Kolumne
Gelassenheit ist Bürgerpflicht
Manche spüren schon einen Hauch von Weimar in der Bundesrepublik – diese Epoche begann mit der Ausrufung der Republik am 9. November 1918 und endete mit der Ernennung Adolf Hitlers zum Reichskanzler am 30. Januar 1933. Sie war geprägt von Kriegsfolgelasten, Hyperinflation und Wirtschaftskrisen – und einem sich brutalisierenden Streit zwischen Links- und Rechtsradikalen.
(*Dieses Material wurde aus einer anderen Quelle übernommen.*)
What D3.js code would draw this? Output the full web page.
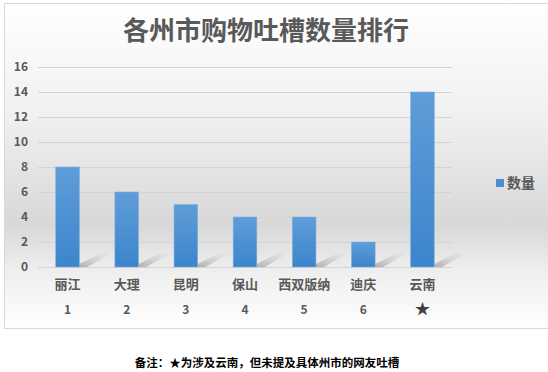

Nein, der Ludergeruch dieser unglückseligen Vorphase zur Katastrophe deutscher Geschichte liegt nicht in Luft. Historische Parallelen gibt es nicht. Bis auf eine: Eine Verschärfung der politischen Auseinandersetzung. Da brennen Asylbewerberheime, gegen Flüchtlinge wird auf gemeine Art und Weise protestiert. Die andere Seite ist nicht weniger grob, auch wenn vorsichtiger darüber berichtet wird: Autos von Politikern werden angezündet, ein Mob liefert der Polizei Straßenschlachten, Parteiveranstaltungen werden gesprengt. Ein „Kampf gegen Rechts“ dient manchen als Legitimation für Schlägereien und Pöbeleien. Der Einzug der AfD in insgesamt acht Landtage gilt als Beweis für den „Rechtsruck“ in Deutschland.
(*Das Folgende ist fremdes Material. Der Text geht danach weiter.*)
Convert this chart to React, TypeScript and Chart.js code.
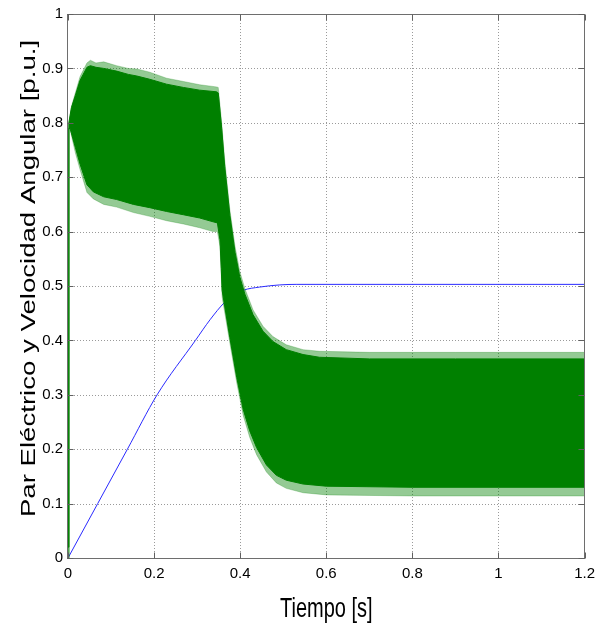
import React, { useEffect, useRef } from 'react';
import { Chart, registerables } from 'chart.js';

Chart.register(...registerables);

// Axis ticks
const xTicks = [0, 0.2, 0.4, 0.6, 0.8, 1, 1.2];
const xTickLabels = ['0', '0.2', '0.4', '0.6', '0.8', '1', '1.2'];
const yTicks = [0, 0.1, 0.2, 0.3, 0.4, 0.5, 0.6, 0.7, 0.8, 0.9, 1];
const yTickLabels = ['0', '0.1', '0.2', '0.3', '0.4', '0.5', '0.6', '0.7', '0.8', '0.9', '1'];

const xTitle = 'Tiempo [s]';
const yTitle = 'Par Eléctrico y Velocidad Angular [p.u.]';

// Electrical torque (green) – upper edge: times, spike extremes, dense body
const torqueUpperT = [0, 0.002, 0.008, 0.017, 0.028, 0.044, 0.052, 0.065, 0.083, 0.113, 0.14, 0.16, 0.19, 0.229, 0.268, 0.306, 0.345, 0.349, 0.357, 0.364, 0.376, 0.388, 0.399, 0.411, 0.43, 0.453, 0.476, 0.507, 0.546, 0.584, 0.7, 0.9, 1.2];
const torqueUpperSpikeV = [0.02, 0.8, 0.83, 0.855, 0.885, 0.91, 0.915, 0.91, 0.912, 0.905, 0.9, 0.899, 0.893, 0.882, 0.876, 0.87, 0.866, 0.865, 0.8, 0.732, 0.64, 0.573, 0.527, 0.495, 0.456, 0.426, 0.407, 0.392, 0.383, 0.38, 0.378, 0.378, 0.378];
const torqueUpperDenseV = [0.02, 0.8, 0.828, 0.85, 0.878, 0.902, 0.905, 0.902, 0.9, 0.895, 0.889, 0.886, 0.88, 0.871, 0.865, 0.86, 0.857, 0.855, 0.79, 0.72, 0.63, 0.562, 0.517, 0.485, 0.447, 0.417, 0.398, 0.383, 0.374, 0.369, 0.366, 0.366, 0.366];

// Electrical torque (green) – lower edge: times, spike extremes, dense body
const torqueLowerT = [0, 0.002, 0.005, 0.017, 0.028, 0.044, 0.059, 0.083, 0.113, 0.152, 0.19, 0.229, 0.268, 0.306, 0.337, 0.347, 0.353, 0.356, 0.358, 0.376, 0.392, 0.407, 0.422, 0.438, 0.461, 0.484, 0.507, 0.546, 0.6, 0.8, 1.0, 1.2];
const torqueLowerSpikeV = [0.0, 0.79, 0.787, 0.745, 0.714, 0.672, 0.66, 0.65, 0.645, 0.635, 0.628, 0.62, 0.614, 0.607, 0.6, 0.6, 0.573, 0.52, 0.48, 0.395, 0.322, 0.262, 0.222, 0.19, 0.158, 0.138, 0.128, 0.12, 0.116, 0.114, 0.114, 0.114];
const torqueLowerDenseV = [0.0, 0.79, 0.789, 0.755, 0.724, 0.686, 0.673, 0.664, 0.659, 0.65, 0.644, 0.637, 0.631, 0.625, 0.618, 0.616, 0.585, 0.532, 0.492, 0.405, 0.332, 0.273, 0.234, 0.203, 0.171, 0.152, 0.143, 0.136, 0.132, 0.13, 0.13, 0.13];

// Angular speed (blue)
const speedT = [0, 0.069, 0.138, 0.207, 0.296, 0.33, 0.364, 0.385, 0.407, 0.445, 0.492, 0.53, 0.6, 1.2];
const speedV = [0, 0.1, 0.2, 0.3, 0.4, 0.438, 0.47, 0.482, 0.492, 0.498, 0.502, 0.503, 0.503, 0.503];

const FONT = '"Liberation Sans", Arial, Helvetica, sans-serif';
const STRETCH = 1.38;

const pts = (t: number[], v: number[]) => t.map((x, i) => ({ x, y: v[i] }));

const framePlugin = {
  id: 'matlabFrame',
  beforeDatasetsDraw(chart: any) {
    const { ctx, chartArea: a, scales } = chart;
    const x = scales.x;
    const y = scales.y;
    ctx.save();
    ctx.strokeStyle = '#9a9a9a';
    ctx.lineWidth = 1;
    ctx.setLineDash([1, 2]);
    xTicks.forEach((v) => {
      if (v === xTicks[0] || v === xTicks[xTicks.length - 1]) return;
      const px = Math.round(x.getPixelForValue(v)) + 0.5;
      ctx.beginPath();
      ctx.moveTo(px, a.top);
      ctx.lineTo(px, a.bottom);
      ctx.stroke();
    });
    yTicks.forEach((v) => {
      if (v === yTicks[0] || v === yTicks[yTicks.length - 1]) return;
      const py = Math.round(y.getPixelForValue(v)) + 0.5;
      ctx.beginPath();
      ctx.moveTo(a.left, py);
      ctx.lineTo(a.right, py);
      ctx.stroke();
    });
    ctx.restore();
  },
  afterDatasetsDraw(chart: any) {
    const { ctx, chartArea: a, scales } = chart;
    const x = scales.x;
    const y = scales.y;
    const L = Math.round(a.left) - 0.5;
    const R = Math.round(a.right) - 0.5;
    const T = Math.round(a.top) + 0.5;
    const B = Math.round(a.bottom) + 0.5;
    ctx.save();
    ctx.setLineDash([]);
    ctx.lineWidth = 1;
    ctx.strokeStyle = '#6e6e6e';
    ctx.strokeRect(L, T, R - L, B - T);
    const tl = 6;
    ctx.strokeStyle = '#606060';
    xTicks.forEach((v) => {
      const px = Math.round(x.getPixelForValue(v)) + 0.5;
      ctx.beginPath();
      ctx.moveTo(px, B);
      ctx.lineTo(px, B - tl);
      ctx.moveTo(px, T);
      ctx.lineTo(px, T + tl);
      ctx.stroke();
    });
    yTicks.forEach((v) => {
      const py = Math.round(y.getPixelForValue(v)) + 0.5;
      ctx.beginPath();
      ctx.moveTo(L, py);
      ctx.lineTo(L + tl, py);
      ctx.moveTo(R, py);
      ctx.lineTo(R - tl, py);
      ctx.stroke();
    });
    ctx.restore();
  },
  afterDraw(chart: any) {
    const { ctx, chartArea: a } = chart;
    ctx.save();
    ctx.fillStyle = '#000';
    ctx.font = `20px ${FONT}`;
    ctx.textAlign = 'center';
    ctx.textBaseline = 'alphabetic';
    // x title
    ctx.save();
    ctx.translate((a.left + a.right) / 2, 617);
    ctx.scale(1, STRETCH);
    ctx.fillText(xTitle, 0, 0);
    ctx.restore();
    // y title
    ctx.save();
    ctx.translate(35, 278.5);
    ctx.rotate(-Math.PI / 2);
    ctx.scale(STRETCH, 1);
    ctx.fillText(yTitle, 0, 0);
    ctx.restore();
    ctx.restore();
  },
};

export default function App() {
  const canvasRef = useRef<HTMLCanvasElement | null>(null);

  useEffect(() => {
    document.body.style.margin = '0';
    document.body.style.background = '#ffffff';
    const canvas = canvasRef.current;
    if (!canvas) return;
    const green = 'rgb(0,128,0)';
    const lightGreen = 'rgba(0,128,0,0.42)';
    const chart = new Chart(canvas, {
      type: 'line',
      data: {
        datasets: [
          {
            label: 'Par eléctrico (cuerpo inferior)',
            data: pts(torqueLowerT, torqueLowerDenseV),
            borderColor: green,
            borderWidth: 1,
            pointRadius: 0,
            fill: false,
            tension: 0,
          },
          {
            label: 'Par eléctrico (cuerpo superior)',
            data: pts(torqueUpperT, torqueUpperDenseV),
            borderColor: green,
            borderWidth: 1,
            backgroundColor: green,
            pointRadius: 0,
            fill: '-1',
            tension: 0,
          },
          {
            label: 'Par eléctrico (picos inferiores)',
            data: pts(torqueLowerT, torqueLowerSpikeV),
            borderColor: 'rgba(0,128,0,0.25)',
            borderWidth: 1,
            pointRadius: 0,
            fill: false,
            tension: 0,
          },
          {
            label: 'Par eléctrico (picos superiores)',
            data: pts(torqueUpperT, torqueUpperSpikeV),
            borderColor: 'rgba(0,128,0,0.25)',
            borderWidth: 1,
            backgroundColor: lightGreen,
            pointRadius: 0,
            fill: '-1',
            tension: 0,
          },
          {
            label: 'Velocidad angular',
            data: pts(speedT, speedV),
            borderColor: '#2a2aff',
            borderWidth: 1,
            pointRadius: 0,
            fill: false,
            cubicInterpolationMode: 'monotone',
          },
        ],
      },
      options: {
        responsive: false,
        animation: false,
        devicePixelRatio: 1,
        layout: { padding: { left: 0, top: 14, right: 16, bottom: 0 } },
        plugins: {
          legend: { display: false },
          tooltip: { enabled: false },
          title: { display: false },
        },
        scales: {
          x: {
            type: 'linear',
            min: 0,
            max: 1.2,
            grid: { display: false, drawTicks: false },
            border: { display: false },
            afterBuildTicks: (scale: any) => {
              scale.ticks = xTicks.map((v) => ({ value: v }));
            },
            afterFit: (scale: any) => {
              scale.height = 66;
            },
            ticks: {
              autoSkip: false,
              maxRotation: 0,
              padding: 7,
              color: '#000',
              font: { family: FONT, size: 15 },
              callback: (_v: any, i: number) => xTickLabels[i],
            },
          },
          y: {
            type: 'linear',
            min: 0,
            max: 1,
            grid: { display: false, drawTicks: false },
            border: { display: false },
            afterBuildTicks: (scale: any) => {
              scale.ticks = yTicks.map((v) => ({ value: v }));
            },
            afterFit: (scale: any) => {
              scale.width = 68;
            },
            ticks: {
              autoSkip: false,
              padding: 5,
              color: '#000',
              font: { family: FONT, size: 15 },
              callback: (_v: any, i: number) => yTickLabels[i],
            },
          },
        },
      },
      plugins: [framePlugin],
    } as any);
    return () => chart.destroy();
  }, []);

  return (
    <div style={{ width: 602, height: 624, background: '#fff' }}>
      <canvas ref={canvasRef} width={602} height={624} style={{ width: 602, height: 624, display: 'block' }} />
    </div>
  );
}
Wir sollten uns auf solches Gerede nicht einlassen. Die demokratischen Institutionen des Landes werden von niemandem infrage gestellt außer von einigen isolierten Spinnern. Die übergroße Mehrheit der Bürger steht zu Demokratie und Rechtsstaatlichkeit – das war in der Weimarer Republik anders, grundlegend anders. Die Verfassungsmäßigkeit der NPD wird geprüft – einer Splitterpartei, über die die Wähler längst ihr Urteil gesprochen haben.
Politische Debatten um grundlegende Fragen schaden nicht der Demokratie – sie machen sogar ihren Wesenskern aus. Im Bundestag herrscht eher zu viel als zu wenig Harmonie – das ist die Folge einer sehr großen Großen Koalition und der Tatsache, dass wegen der Fünf-Prozent-Hürde fast zehn Prozent der Wählerstimmen nicht im Hohen Haus repräsentiert werden: FDP und AfD. Ein parteienübergreifender Mitte-Links-Konsens schafft eine trügerische Harmonie und weitgehende Übereinstimmung, die außerhalb so nicht geteilt wird. Das ist
in der Frage der Euro-Rettung so, und das wiederholt sich in der Flüchtlingsdebatte, die keine des Bundestags ist.
Die Arena der Politik hat sich aus dem Bundestag in die Talk-Shows des Fernsehens verlagert. Dort geht es weniger gesittet, häufig grob und oft manipulativ zu. Nicht jeder, der die Ausgestaltung der Einwanderungspolitik kritisiert, ist ein Ausländerfeind. Gemeinsam sollten wir den Gebrauch eines Wortes streng limitieren: Nazi. Ich kenne niemanden, der diese Zeit gutheißt oder wiederholen will. Wer dieses Wort gedankenlos um sich wirft wie Konfetti, erreicht das Gegenteil: Die ungeheuren Verbrechen werden verharmlost. Auch Begriffe können inflationiert, also entwertet werden. In dieser aufgeregten Phase ist nicht Ruhe, aber Gelassenheit erste Bürgerpflicht und rhetorische Abrüstung.